1166.- El primer presidente
Me lo pidió en la primavera del 94. Se celebraba un recital de sus poemas en la Real Academia de Bellas Artes y Ciencias Históricas de Toledo: “Querido Víctor, si buenamente puedes venir, me encantaría. Si vienes, te comprometo a leer en mi nombre dos o tres poesías mías que por su carga emotiva a mí me costaría hacerlo. Te las mando para que las conozcas y si no puedes venir, ya las leería yo o las suprimiría del repertorio.”
Allí estuve, claro, y uno de los poemas que recité en nombre de su autor (un Gonzalo Payo de lágrimas incipientes apenas perceptibles en su rostro recio) era el que escribió delante del sepulcro de su padre –la misma sepultura donde ahora él descansa–: “Padre, me voy. Contigo quedan/ el mármol y el ciprés aquí a tu lado,/ y contigo también se queda un poco/ de todo lo que soy, de lo que amo./ No sé si nos veremos algún día/ en la nada sin fin/ que juntos tantas noches contemplamos./ Pero si no es así/ sabe que trascendiste sobre el tiempo/ y yo trascenderé también, dejando,/ lo que aprendí de ti a quien me siga.”

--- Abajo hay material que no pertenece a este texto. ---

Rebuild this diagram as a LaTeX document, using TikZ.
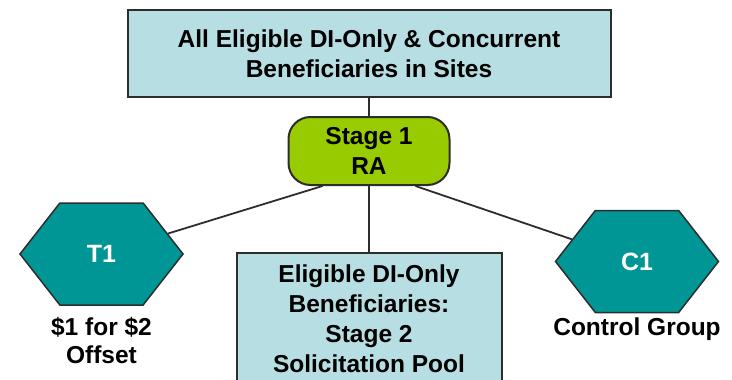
\documentclass[tikz,border=0pt]{standalone}
\usepackage{fontspec}
\setmainfont{Liberation Sans}
\usetikzlibrary{shapes.symbols}

\definecolor{boxblue}{RGB}{183,222,226}
\definecolor{ragreen}{RGB}{153,204,0}
\definecolor{hexteal}{RGB}{0,150,150}
\definecolor{edgegray}{RGB}{45,45,45}

\tikzset{
    bluebox/.style={draw=edgegray, line width=2pt, fill=boxblue, align=center, inner sep=0pt, font=\bfseries\fontsize{24.5}{30}\selectfont},
    rabox/.style={draw=edgegray, line width=2pt, fill=ragreen, rounded corners=22pt, align=center, inner sep=0pt, font=\bfseries\fontsize{24.5}{30}\selectfont},
    hexbox/.style={signal, signal to=east and west, signal pointer angle=104, draw=edgegray, line width=1.5pt, fill=hexteal, text=white, inner sep=0pt, minimum width=163pt, minimum height=102pt, font=\bfseries\fontsize{25}{30}\selectfont},
    grouplabel/.style={align=center, inner sep=0pt, font=\bfseries\fontsize{24.5}{28}\selectfont},
    link/.style={draw=edgegray, line width=1.8pt}
}

\begin{document}
\begin{tikzpicture}[x=1pt, y=-1pt]
                \useasboundingbox (0,0) rectangle (732,380);

                \node[bluebox, minimum width=483pt, minimum height=87pt] (all) at (369,53.5) {All Eligible DI-Only \& Concurrent\\Beneficiaries in Sites};

                \node[rabox, minimum width=161pt, minimum height=68pt] (ra) at (369,151) {Stage 1\\RA};

                \node[hexbox] (t1) at (101.5,254) {T1};

                \node[hexbox] (c1) at (637,261.5) {C1};

                \node[bluebox, minimum width=265pt, minimum height=131pt] (pool) at (369,318.5) {Eligible DI-Only\\Beneficiaries:\\Stage 2\\Solicitation Pool};

                \node[grouplabel] (t1lbl) at (101.5,341) {\$1 for \$2\\Offset};

                \node[grouplabel] (c1lbl) at (637,329) {Control Group};

                \draw[link] (all.south) -- (ra.north);

                \draw[link] (ra.south) -- (pool.north);

                \draw[link] (ra.217) -- (t1);

                \draw[link] (ra.323) -- (c1);
            \end{tikzpicture}
\end{document}
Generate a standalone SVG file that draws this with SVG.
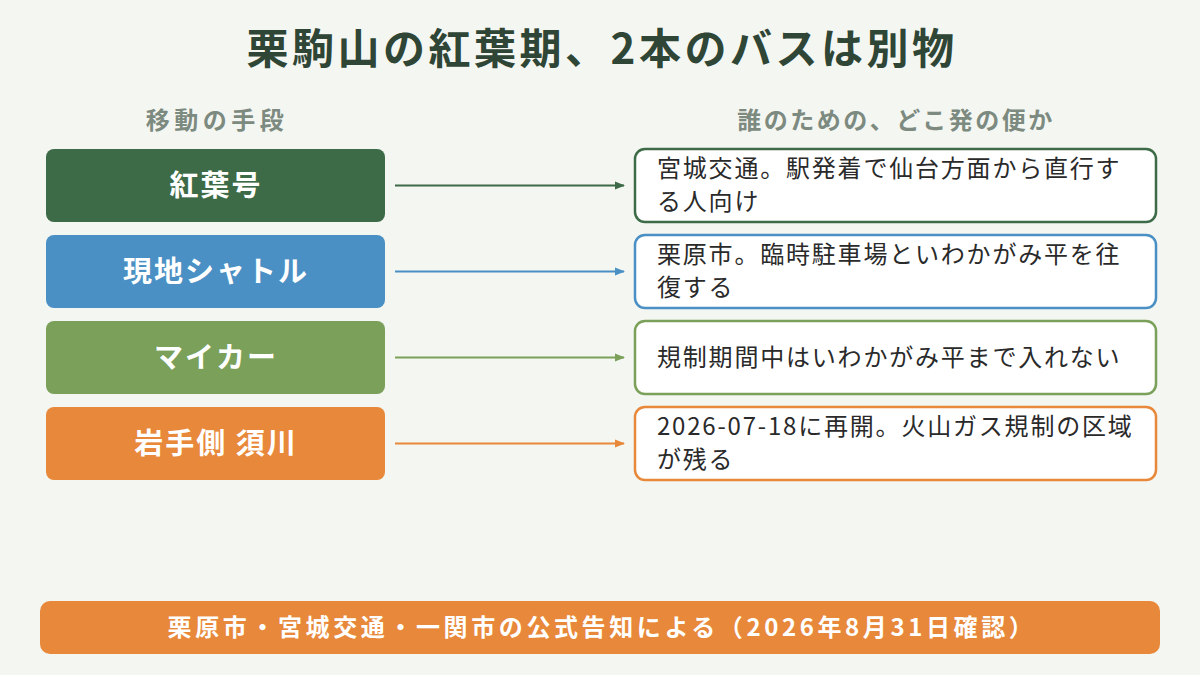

Desde hace un año no abandona ya el mármol y el ciprés. Se ha anclado a media legua del sitio que amó más que ningún otro sitio –para hablar de La Viña, la casa rural de la familia Payo, hay que hablar en leguas, y eso que ni idea tengo de si es mucho o poco una legua; debe andar por algo parecido a un camino que se hace en mil santiamenes, no un ir y venir entre la casa y el fondo del jardín–. Desde el pueblo al cementerio hay un paseo bien cuidado por donde la gente acompaña en los entierros y por donde las parejas pasean el amor a la luz de la luna, hoy llena, invitadora a los conjuros.
Fui su Jefe de Gabinete cuando él era el primer presidente de Castilla-La Mancha, no del “Ente Preautonómico”, como algunos, para incluir rebajes en su talla política, se empeñan erróneamente en declarar. Fui también su amigo y, a veces, hasta su confidente. Cuando se moría, me escribió: “Estoy todo el día entre el sillón y la cama pero todavía me rige la cabeza y puedo, como ves, escribir, y hasta pintar algún rato…”
Cuando dejó de ser presidente de la Comunidad y abandonó por unos años la política activa, escribió un artículo que tituló “La cuarta dimensión”. Lo incluyó en su precioso libro: La herencia fenicia. Observar y vivir (Toledo, 1997). Decía: “Se me erizan los pelos de la nuca cuando pienso que si hubiera seguido en la política ahora estaría esquivando “cuchilladas”, tragando batracios por las mañanas y aguantando improperios de cualquier maleducado con cara de disgusto permanente”. Su observar y vivir, siempre comprometido con quehaceres solidarios, se malogró el pasado año.
El tiempo que pasa puede ser suspiro, instante, o puede convertirse en siglo y hasta eternidad, que estas cosas se miden por la velocidad lenta o vertiginosa del olvido y por la fugacidad del sentimiento. Pero Gonzalo era un hombre que se entregaba a la familia, a los amigos –al pueblo también, pues era político de los honrados–, y era también poeta; eso le hizo más humano y más doliente, como escribía Jaime Sabines (el chiapaneco, autor de Tarumba): “Métete en el costal de tus huesos/ y échate a rodar si quieres ser poeta...” Francisco Umbral escribió que la obra de Payo era ante todo un objeto moral.
Se marchó con el calor sofocante del estío toledano. Germinaba el dolor en los matorrales serranos y, de vez en cuando, una nube blanca, deshilachada, vidriaba lágrimas amigas. La memoria no es exacta fotografía pero cuando enterrábamos su cuerpo en el cementerio de Pulgar, con el campo zurcido de viñas y olivos, los verdes se obscurecían en gris y los racimos pintaban el peldaño anterior a la vendimia (“Vino, enséñame el arte de ver mi propia historia/ Como si ésta ya fuera ceniza en la memoria”, colea el Soneto al Vino de Borges).
Con Garcilaso, otro poeta toledano, y hasta con la andariega Teresa de Ávila, hace tertulia ahora para reinventar vías lácteas; igual que Santiago, el peregrino, en Finisterre.